-- Start DATA SEGMENT --

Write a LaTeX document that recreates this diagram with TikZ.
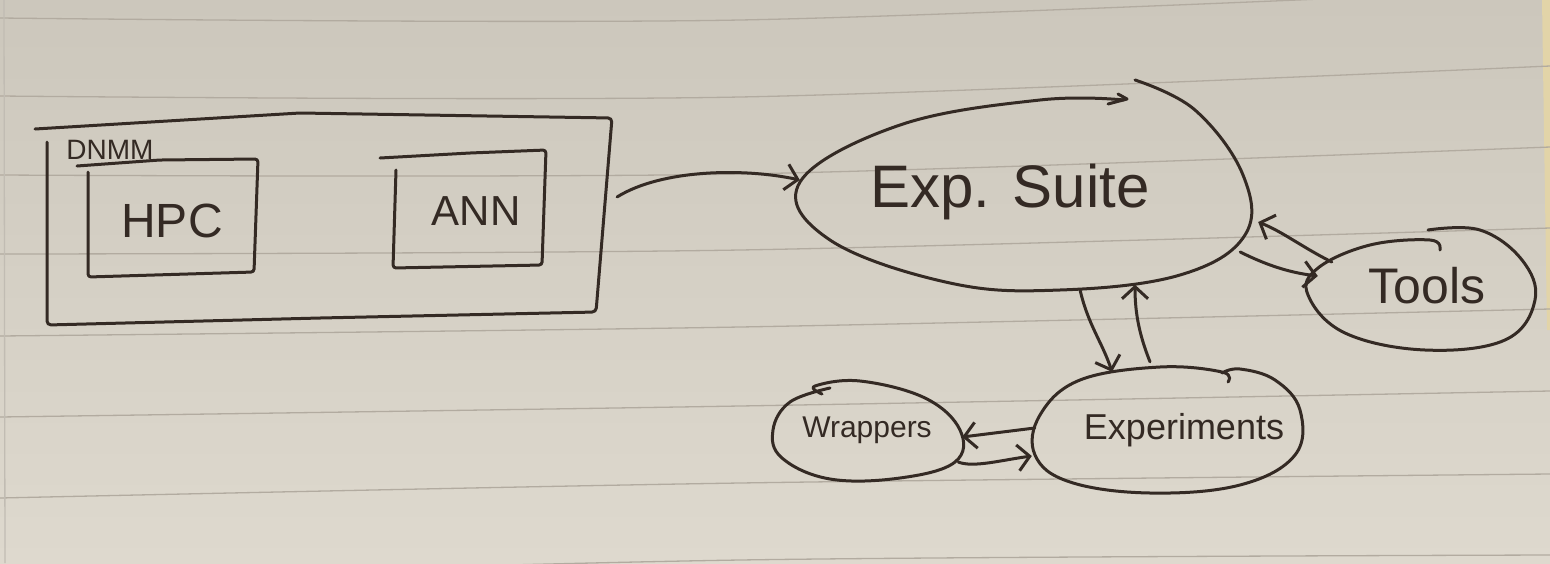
\documentclass[tikz,border=0pt]{standalone}
\usepackage{fontspec}
\setmainfont{Liberation Sans}
\usetikzlibrary{arrows.meta,shapes.geometric}
\definecolor{papertop}{RGB}{204,199,188}
\definecolor{paperbot}{RGB}{222,217,206}
\definecolor{rulec}{RGB}{178,171,160}
\definecolor{inkc}{RGB}{52,42,36}
\definecolor{edgec}{RGB}{226,212,168}
\begin{document}
\begin{tikzpicture}[x=1pt,y=-1pt,
  ink/.style={draw=inkc, line width=3pt, line cap=round, line join=round},
  arr/.style={ink, -{Straight Barb[length=12pt,width=26pt]}},
  blob/.style={ellipse, draw=none, inner sep=0pt, text=inkc},
  boxn/.style={rectangle, draw=none, inner sep=0pt, text=inkc},
  rulel/.style={draw=rulec, line width=1.3pt}]
\useasboundingbox (0,0) rectangle (1550,563);
\clip (0,0) rectangle (1550,563);
% paper
\shade[top color=papertop, bottom color=paperbot] (0,0) rectangle (1550,563);
\fill[edgec] (1542,0) -- (1550,0) -- (1550,330) -- (1547,330) -- cycle;
\foreach \a/\b/\c in {18/20/-11, 96/97/66, 175/174/147, 254/250/228, 336/327/309, 417/406/391, 498/483/474, 579/560/555}
  \draw[rulel] plot[smooth] coordinates {(0,\a) (740,\b) (1550,\c)};
\draw[rulel, draw=rulec!80] (4,0) -- (5,563);

% nodes (anchors and texts)
\node[boxn, minimum width=578pt, minimum height=200pt, rotate=1.2] (dnmm) at (325,220) {};
\node[boxn, font=\fontsize{28}{28}\selectfont] (dnmmlbl) at (110,150) {DNMM};
\node[boxn, minimum width=168pt, minimum height=110pt, font=\fontsize{48}{48}\selectfont] (hpc) at (172,221) {HPC};
\node[boxn, minimum width=150pt, minimum height=110pt, font=\fontsize{42}{42}\selectfont] (ann) at (470,211) {\makebox[0pt]{\hspace*{12pt}ANN}};
\node[blob, minimum width=460pt, minimum height=195pt, font=\fontsize{60}{60}\selectfont] (exp) at (1022,192) {\makebox[0pt]{\hspace*{-24pt}\raisebox{-5pt}{Exp. Suite}}};
\node[blob, minimum width=230pt, minimum height=122pt, font=\fontsize{50}{50}\selectfont] (tools) at (1420,290) {\makebox[0pt]{\hspace*{14pt}\raisebox{9pt}{Tools}}};
\node[blob, minimum width=270pt, minimum height=124pt, font=\fontsize{36}{36}\selectfont] (expm) at (1167,430) {\makebox[0pt]{\hspace*{34pt}\raisebox{2pt}{Experiments}}};
\node[blob, minimum width=190pt, minimum height=100pt, font=\fontsize{30}{30}\selectfont] (wrap) at (867,430) {\makebox[0pt]{Wrappers}};

% hand-drawn outlines
\draw[ink, rounded corners=4pt] (47,142) -- (47,325) -- (320,318) -- (596,312) -- (612,118) -- (300,113) -- (35,129);
\draw[ink, rounded corners=3pt] (88,172) -- (88,277) -- (254,272) -- (258,159) -- (160,160) -- (77,166);
\draw[ink, rounded corners=3pt] (396,170) -- (393,268) -- (542,265) -- (546,150) -- (470,153) -- (380,158);
\draw[ink] plot[smooth, tension=0.65] coordinates {(1124,100) (1040,100) (900,125) (800,182) (830,240) (950,283) (1060,290) (1180,275) (1245,235) (1243,175) (1195,110) (1135,80)};
\draw[ink] (1108,104) -- (1127,99) -- (1118,94);
\draw[ink] plot[smooth, tension=0.65] coordinates {(1428,230) (1480,230) (1522,260) (1535,300) (1505,340) (1425,350) (1345,333) (1308,295) (1318,268) (1370,245) (1430,240) (1440,250)};
\draw[ink] plot[smooth, tension=0.65] coordinates {(1228,382) (1222,372) (1160,367) (1080,380) (1040,415) (1035,455) (1070,482) (1150,493) (1240,485) (1295,455) (1300,410) (1275,380) (1240,369) (1222,373)};
\draw[ink] plot[smooth, tension=0.65] coordinates {(822,394) (815,386) (860,381) (925,398) (960,430) (955,462) (900,478) (830,479) (782,458) (773,430) (790,402) (830,388)};

% connectors
\draw[arr] ([shift={(3,-17)}]dnmm.east) .. controls +(45,-28) and +(-55,-12) .. ([shift={(8,-12)}]exp.west);
\draw[arr] ([shift={(27,-28)}]tools.west) .. controls +(-30,-15) and +(25,10) .. ([shift={(6,30)}]exp.east);
\draw[arr] ([shift={(-12,60)}]exp.east) .. controls +(30,15) and +(-25,-3) .. ([shift={(13,-14)}]tools.west);
\draw[arr] ([shift={(58,0)}]exp.south) .. controls +(8,35) and +(-10,-30) .. ([shift={(-55,4)}]expm.north);
\draw[arr] ([shift={(-17,-6)}]expm.north) .. controls +(-12,-30) and +(0,25) .. ([shift={(113,-5)}]exp.south);
\draw[arr] ([shift={(3,-2)}]expm.west) -- ([shift={(0,7)}]wrap.east);
\draw[arr] ([shift={(-4,32)}]wrap.east) .. controls +(15,6) and +(-30,4) .. ([shift={(0,26)}]expm.west);
\end{tikzpicture}
\end{document}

-- End DATA SEGMENT --

WHAT IS ASKED:
Reproduce the full material exactly, excluding the pictures.

WRITTEN REPLY:
Write a LaTeX document that recreates this diagram with TikZ.
\documentclass[tikz,border=0pt]{standalone}
\usepackage{fontspec}
\setmainfont{Liberation Sans}
\usetikzlibrary{arrows.meta,shapes.geometric}
\definecolor{papertop}{RGB}{204,199,188}
\definecolor{paperbot}{RGB}{222,217,206}
\definecolor{rulec}{RGB}{178,171,160}
\definecolor{inkc}{RGB}{52,42,36}
\definecolor{edgec}{RGB}{226,212,168}
\begin{document}
\begin{tikzpicture}[x=1pt,y=-1pt,
  ink/.style={draw=inkc, line width=3pt, line cap=round, line join=round},
  arr/.style={ink, -{Straight Barb[length=12pt,width=26pt]}},
  blob/.style={ellipse, draw=none, inner sep=0pt, text=inkc},
  boxn/.style={rectangle, draw=none, inner sep=0pt, text=inkc},
  rulel/.style={draw=rulec, line width=1.3pt}]
\useasboundingbox (0,0) rectangle (1550,563);
\clip (0,0) rectangle (1550,563);
% paper
\shade[top color=papertop, bottom color=paperbot] (0,0) rectangle (1550,563);
\fill[edgec] (1542,0) -- (1550,0) -- (1550,330) -- (1547,330) -- cycle;
\foreach \a/\b/\c in {18/20/-11, 96/97/66, 175/174/147, 254/250/228, 336/327/309, 417/406/391, 498/483/474, 579/560/555}
  \draw[rulel] plot[smooth] coordinates {(0,\a) (740,\b) (1550,\c)};
\draw[rulel, draw=rulec!80] (4,0) -- (5,563);

% nodes (anchors and texts)
\node[boxn, minimum width=578pt, minimum height=200pt, rotate=1.2] (dnmm) at (325,220) {};
\node[boxn, font=\fontsize{28}{28}\selectfont] (dnmmlbl) at (110,150) {DNMM};
\node[boxn, minimum width=168pt, minimum height=110pt, font=\fontsize{48}{48}\selectfont] (hpc) at (172,221) {HPC};
\node[boxn, minimum width=150pt, minimum height=110pt, font=\fontsize{42}{42}\selectfont] (ann) at (470,211) {\makebox[0pt]{\hspace*{12pt}ANN}};
\node[blob, minimum width=460pt, minimum height=195pt, font=\fontsize{60}{60}\selectfont] (exp) at (1022,192) {\makebox[0pt]{\hspace*{-24pt}\raisebox{-5pt}{Exp. Suite}}};
\node[blob, minimum width=230pt, minimum height=122pt, font=\fontsize{50}{50}\selectfont] (tools) at (1420,290) {\makebox[0pt]{\hspace*{14pt}\raisebox{9pt}{Tools}}};
\node[blob, minimum width=270pt, minimum height=124pt, font=\fontsize{36}{36}\selectfont] (expm) at (1167,430) {\makebox[0pt]{\hspace*{34pt}\raisebox{2pt}{Experiments}}};
\node[blob, minimum width=190pt, minimum height=100pt, font=\fontsize{30}{30}\selectfont] (wrap) at (867,430) {\makebox[0pt]{Wrappers}};

% hand-drawn outlines
\draw[ink, rounded corners=4pt] (47,142) -- (47,325) -- (320,318) -- (596,312) -- (612,118) -- (300,113) -- (35,129);
\draw[ink, rounded corners=3pt] (88,172) -- (88,277) -- (254,272) -- (258,159) -- (160,160) -- (77,166);
\draw[ink, rounded corners=3pt] (396,170) -- (393,268) -- (542,265) -- (546,150) -- (470,153) -- (380,158);
\draw[ink] plot[smooth, tension=0.65] coordinates {(1124,100) (1040,100) (900,125) (800,182) (830,240) (950,283) (1060,290) (1180,275) (1245,235) (1243,175) (1195,110) (1135,80)};
\draw[ink] (1108,104) -- (1127,99) -- (1118,94);
\draw[ink] plot[smooth, tension=0.65] coordinates {(1428,230) (1480,230) (1522,260) (1535,300) (1505,340) (1425,350) (1345,333) (1308,295) (1318,268) (1370,245) (1430,240) (1440,250)};
\draw[ink] plot[smooth, tension=0.65] coordinates {(1228,382) (1222,372) (1160,367) (1080,380) (1040,415) (1035,455) (1070,482) (1150,493) (1240,485) (1295,455) (1300,410) (1275,380) (1240,369) (1222,373)};
\draw[ink] plot[smooth, tension=0.65] coordinates {(822,394) (815,386) (860,381) (925,398) (960,430) (955,462) (900,478) (830,479) (782,458) (773,430) (790,402) (830,388)};

% connectors
\draw[arr] ([shift={(3,-17)}]dnmm.east) .. controls +(45,-28) and +(-55,-12) .. ([shift={(8,-12)}]exp.west);
\draw[arr] ([shift={(27,-28)}]tools.west) .. controls +(-30,-15) and +(25,10) .. ([shift={(6,30)}]exp.east);
\draw[arr] ([shift={(-12,60)}]exp.east) .. controls +(30,15) and +(-25,-3) .. ([shift={(13,-14)}]tools.west);
\draw[arr] ([shift={(58,0)}]exp.south) .. controls +(8,35) and +(-10,-30) .. ([shift={(-55,4)}]expm.north);
\draw[arr] ([shift={(-17,-6)}]expm.north) .. controls +(-12,-30) and +(0,25) .. ([shift={(113,-5)}]exp.south);
\draw[arr] ([shift={(3,-2)}]expm.west) -- ([shift={(0,7)}]wrap.east);
\draw[arr] ([shift={(-4,32)}]wrap.east) .. controls +(15,6) and +(-30,4) .. ([shift={(0,26)}]expm.west);
\end{tikzpicture}
\end{document}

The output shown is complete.